Газета.Ru в Telegram
Новые комментарии +

Механизм Рождества

О том, что нам надо делать

И был очаг, и в очаге был огонь, и огонь и очаг не были нарисованными.

При словах «нарисованный очаг» мы сразу вспомним сказку Алексея Толстого «Золотой ключик». Прекрасная сказка, которая потом ушла в карамель, шоколадные конфеты и названия детских садов. Но когда сказка только была опубликована, кому-то она не показалась детской: некоторые сразу узнали прототипов. А те, кто не узнал, тому на ушко и рассказали.

Фаина Раневская писала: «Я сама бы не догадалась, но мне объяснили в театре. Главный герой, Буратино, – это Горький, Мальвина – жена Блока, Любовь Менделеева, а сам Блок выведен как Пьеро. В сказке есть злодей Карабас-Барабас, директор кукольного театра, так вот это – Мейерхольд».

«Доктор кукольных наук», – так представляется в сказке Карабас-Барабас. «Доктор Дапертутто», – так подписывался в журнале о театре, литературе и искусстве «Любовь к трем апельсинам» под своими статьями в 1914-1916 годах главный редактор журнала Мейерхольд.

Дапертутто – это зловещий персонаж из одной сказки Гофмана, который подозрительно прихрамывает на одну ногу, а из всех нарядов предпочитает короткий красный плащ и алые перья (ну просто наш Филипп Киркоров).

Псевдоним неслучаен. Мефистофель, искуситель, доктор Зло. Многие театралы считали Мейерхольда режиссером-деспотом, для которого актеры – это только марионетки.

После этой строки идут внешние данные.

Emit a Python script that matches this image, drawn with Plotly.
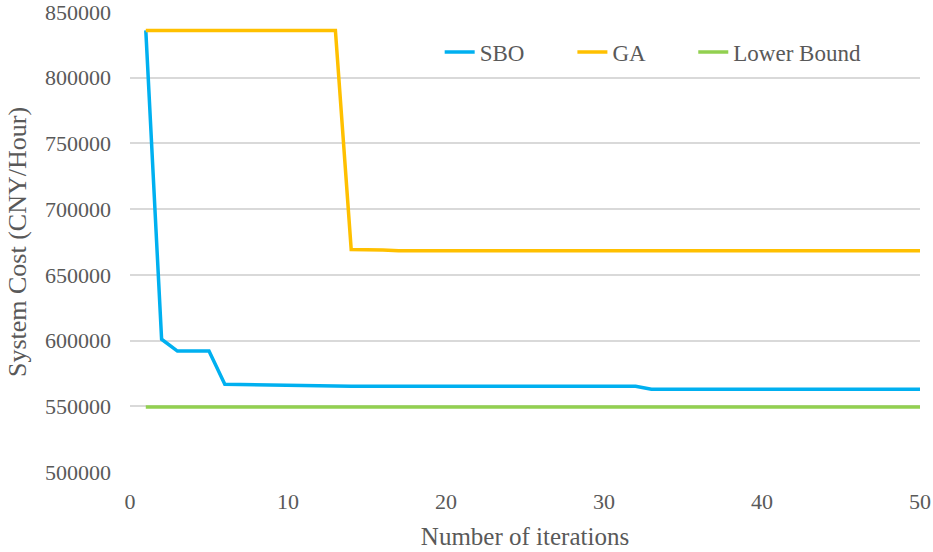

У Карабаса-Барабаса с Мейерхольдом совпадают даже некоторые привычки и детали в облике. Длинная борода Карабаса-Барабаса и длинный шарф с концами до самой земли, который любил носить Мейерхольд. (...Читаешь про всю эту фатоватую внешность и не можешь избавиться от читанного про уже позднюю судьбу Мейерхольда: «…Меня здесь били – больного шестидесятишестилетнего старика, клали на пол лицом вниз, резиновым жгутом били по пяткам и по спине, когда сидел на стуле, той же резиной били по ногам […] боль была такая, что казалось, на больные чувствительные места ног лили крутой кипяток» (из письма арестованного Мейерхольда Молотову).

Или та же знаменитая плетка Карабаса-Барабаса (вернемся снова в сказочные дни). Оказывается, Мейерхольд всегда носил с собой пистолет-маузер, а на репетициях зачем-то выкладывал его перед собой на стол.
Но кто же тогда там папа Карло?
Чайка, чайка, я чайка.

Ну конечно. Папа Карло – это Константин Станиславский.

Он и откроет заветным золотым ключиком дверь на лестницу, пройдя которую, они с куклами вдруг увидят комнату, где стоит чудесный кукольный театр.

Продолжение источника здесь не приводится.